Microsoft has taken down a huge facial recognition database containing more than 10 million images of around 100,000 people, raising questions as to whether the technology giant breached data protection laws such as the General Data Protection Regulation (GDPR).
Microsoft’s facial recognition database, known as ‘MS Celeb’, was used to train facial recognition systems around the world.
First published in 2016, it was publically available for academic purposes, but Berlin-based researcher Adam Harvey discovered that it was being used by several commercial entities, including IBM, Sensetime, Panasonic, Alibaba, Hitachi and Megvii.
The Microsoft facial recognition database was compiled by scraping pictures that were online and available for use under terms of the Creative Commons license, which permits reuse for academic purposes.
Jake Moore, cybersecurity specialist at ESET, welcomed the decision to remove the Microsoft facial recognition database, but warned it might be too late prevent misuse.
“To have this amount of personal data in one place is, of course, going to become a target for some,” he said. “Sadly, facial recognition still contains a lower than hoped for hit rate but, more importantly, can contain bias and prejudices when used in conjunction with machine learning.

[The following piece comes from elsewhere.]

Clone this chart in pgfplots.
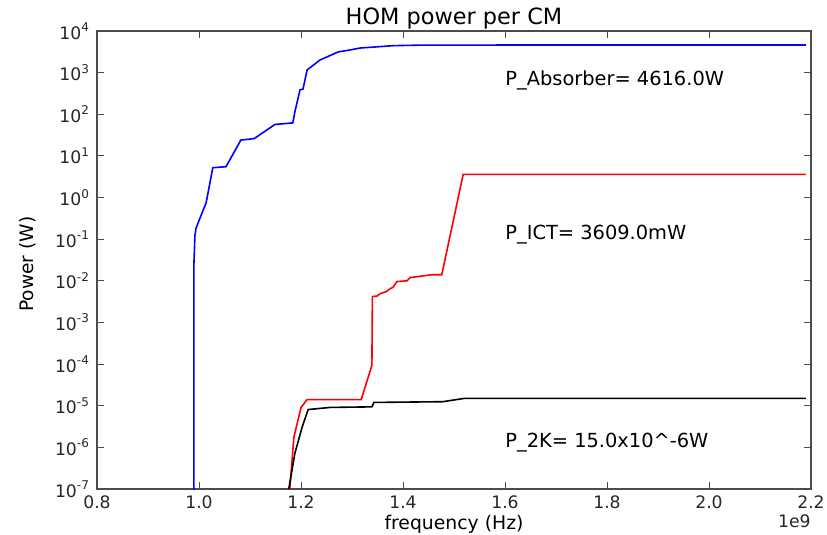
\documentclass[border=0pt]{standalone}
\usepackage{pgfplots}
\pgfplotsset{compat=1.18}
\usepackage{fontspec}
\setmainfont{DejaVu Sans}
\usetikzlibrary{calc}
\begin{document}
\begin{tikzpicture}
\begin{axis}[
  name=ax, at={(0,0)}, anchor=south west,
  scale only axis, width=357pt, height=229pt,
  xmin=0.8, xmax=2.2, ymode=log, ymin=1e-7, ymax=1e4,
  xtick={0.8,1.0,1.2,1.4,1.6,1.8,2.0,2.2},
  xticklabels={0.8,1.0,1.2,1.4,1.6,1.8,2.0,2.2},
  ytick={1e-7,1e-6,1e-5,1e-4,1e-3,1e-2,1e-1,1,1e1,1e2,1e3,1e4},
  yticklabels={10\textsuperscript{-7},10\textsuperscript{-6},10\textsuperscript{-5},10\textsuperscript{-4},10\textsuperscript{-3},10\textsuperscript{-2},10\textsuperscript{-1},10\textsuperscript{0},10\textsuperscript{1},10\textsuperscript{2},10\textsuperscript{3},10\textsuperscript{4}},
  minor tick length=0pt,
  minor y tick style={draw=none},
  tick align=inside, major tick length=3.3pt,
  axis line style={black!70, line width=1pt},
  tick style={black!70, line width=0.5pt},
  every tick label/.append style={font=\fontsize{8.6}{10}\selectfont, text=black!85},
  every axis title shift=0pt,
  title={HOM power per CM},
  title style={font=\fontsize{11.2}{13}\selectfont, at={(axis description cs:0.5,1)}, anchor=base, yshift=3pt},
  xlabel={frequency (Hz)},
  xlabel style={font=\fontsize{9.4}{11}\selectfont, at={(axis description cs:0.5,0)}, anchor=base, yshift=-20.3pt},
  ylabel={Power (W)},
  ylabel style={font=\fontsize{9.3}{11}\selectfont, at={(axis description cs:-0.0966,0.491)}, anchor=center},
]
\addplot[blue, line width=0.8pt] coordinates {
(0.990,1e-8) (0.990,0.025) (0.992,0.12) (0.994,0.18) (1.000,0.28) (1.014,0.75)
(1.027,5.2) (1.053,5.5) (1.082,24) (1.108,26) (1.149,57) (1.184,62) (1.188,115)
(1.198,385) (1.204,405) (1.212,1160) (1.237,2000) (1.273,3150) (1.296,3500)
(1.316,3900) (1.382,4450) (1.429,4560) (1.600,4600) (2.190,4616)
};
\addplot[red, line width=0.8pt] coordinates {
(1.178,1e-7) (1.186,1.74e-6) (1.200,9.1e-6) (1.212,1.4e-5) (1.318,1.4e-5)
(1.339,9.3e-5) (1.340,4.2e-3) (1.349,4.3e-3) (1.355,4.9e-3) (1.367,5.5e-3)
(1.375,6.5e-3) (1.380,6.9e-3) (1.388,9.6e-3) (1.408,1.0e-2) (1.414,1.2e-2)
(1.457,1.4e-2) (1.476,1.4e-2) (1.518,3.609) (2.190,3.609)
};
\addplot[black, line width=0.8pt] coordinates {
(1.176,1e-7) (1.188,7.2e-7) (1.202,3.0e-6) (1.214,8.1e-6) (1.257,9.1e-6)
(1.339,9.4e-6) (1.343,1.2e-5) (1.478,1.25e-5) (1.520,1.5e-5) (2.190,1.5e-5)
};
\node[anchor=base west, inner sep=0pt, font=\fontsize{9.7}{11}\selectfont] at (axis cs:1.6,500) {P\_Absorber= 4616.0W};
\node[anchor=base west, inner sep=0pt, font=\fontsize{9.7}{11}\selectfont] at (axis cs:1.6,0.1) {P\_ICT= 3609.0mW};
\node[anchor=base west, inner sep=0pt, font=\fontsize{9.7}{11}\selectfont] at (axis cs:1.6,1e-6) {P\_2K= 15.0x10\string^-6W};
\end{axis}
\node[anchor=base east, font=\fontsize{8.6}{10}\selectfont, text=black!85, inner sep=0pt] at ($(ax.south east)+(0pt,-19.4pt)$) {1e9};
\pgfresetboundingbox
\path[use as bounding box] ($(ax.south west)+(-48.5pt,-22.5pt)$) rectangle ($(ax.north east)+(8pt,15.5pt)$);
\end{tikzpicture}
\end{document}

“Such bias as racial profiling can sometimes be used in vast databases such as these, so it is good to hear this has been deleted before being further used.”
Two of the companies using the Microsoft facial recognition database, Megvii and Sensetime, supply equipment to officials in Xinjiang, where minorities of mostly Uighurs and other Muslims are being tracked using facial recognition technology and held in detention camps.
Moore added that it would be difficult to properly remove the database from the internet.
“Frustratingly, when data is deleted on the internet, it’s not usually gone forever. This set of images will no doubt be featured on the dark web and possibly for a price. “
Did the Microsoft facial recognition database breach GDPR?
Crucially, the images were being used without the consent of many of the individuals, a potential violation of data privacy laws such as GDPR.
“They are likely to have taken it down because their lawyers expressed concern that they do not have a basis to process special category data such as faces under Article 9 of GDPR,” Michael Veale, a technology policy researcher at the Alan Turing Institute, told the Financial Times.
“They may not have a get-out clause for processing biometric data for the purposes of “uniquely identifying a natural person”.
Robert Wassall, a data privacy lawyer and head of legal at cybersecurity firm ThinkMarble, told Verdict that because GDPR is not retrospective, the breach would apply to any data processed after the legislation came into force on 25 May 2018.
Facial recognition technology where individuals can be identified falls under personal biometric data, he added.
“Normally, this would require consent from those identified, but there are exemptions including for research purposes,” said Wassall.
The key issue, according to Wassall, is how the commercial organisations got hold that data.
Given that we have seen relatively few fines levied since GDPR came into force, what’s the likelihood of Microsoft facing a GDPR investigation for its facial recognition database?
“I imagine very high,” said Wassall, adding that it’s the “type of organisation in the ICO’s [the UK data watchdog] ‘sights’”.
He also pointed to a recent case involving HMRC, in which it collected voice data for some of its customer helplines without giving customers sufficient information about how that biometric data would be used.
Last month the ICO issued the tax and payments authority with an enforcement notice that ordered HMRC to delete the voice data.